There have been a couple of interesting things out this week about sleep and personal energy. Tony Schwartz writes in his HBR blog that all leaders should be taking powernaps and urging their people to do likewise. And on TED, there is a new video from Jessa Gamble on our natural body clocks – it’s only a few minutes long and it’s worth watching just to hear what she says about what happens to crabs when you take them to a different time zone…
I can’t think of any aspect of the world of work where the science and what we actually do are further apart. Some great articles have appeared in Harvard Business Review from the likes of Charles Czeisler and Robert Stickgold on the value of sleep for our health, productivity, cognitive ability and effectiveness. And yet so much of what we do diminishes the amount and quality of sleep.

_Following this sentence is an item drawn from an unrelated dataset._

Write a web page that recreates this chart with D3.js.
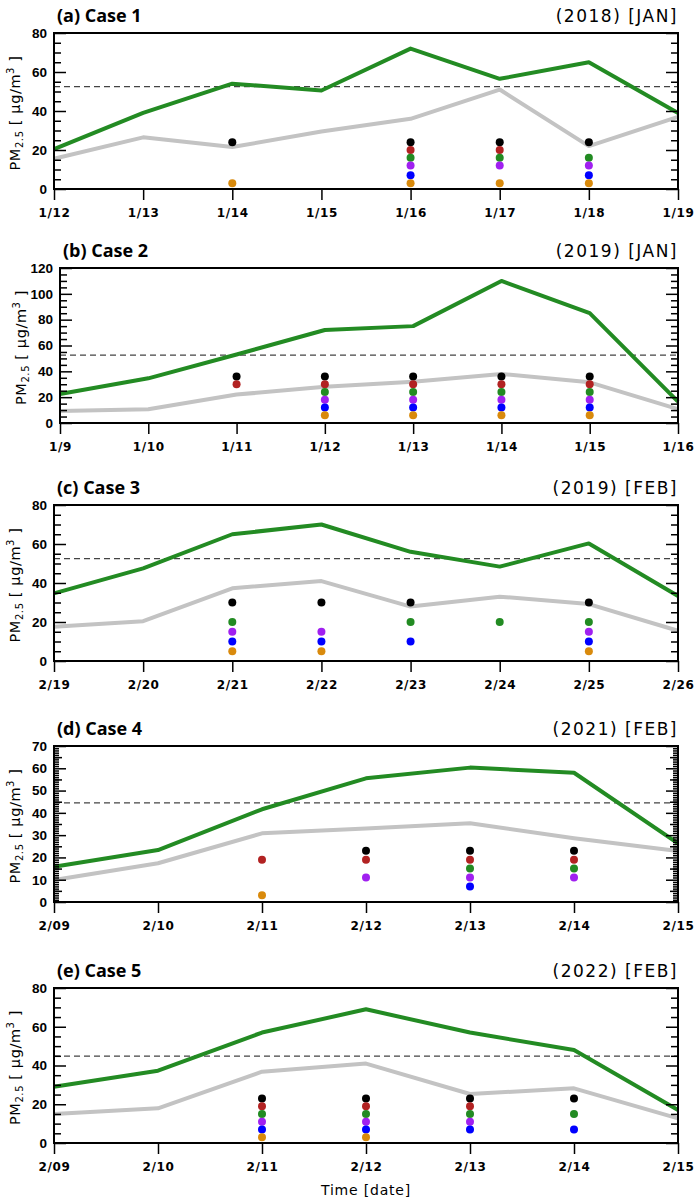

I am forever coming across people who admit to checking their BlackBerry when it buzzes in the middle of the night. But rather than stigmatise people that don’t get enough sleep, we do the opposite and celebrate people who work to the point of exhaustion. I recently met Marcus de Guingand of Metronaps and he tells me that in Japan, there is a concept called inemuri (literally translated as “sleeping while present”) which high-powered executives feign in meetings to show that they are so hard-working that they can’t help nodding off.
Tony Schwartz commends Google for putting a few pods in their office (supplied by Metronaps, I believe) but we are years away, I fear, from looking dispassionately at the science and re-thinking the way we work.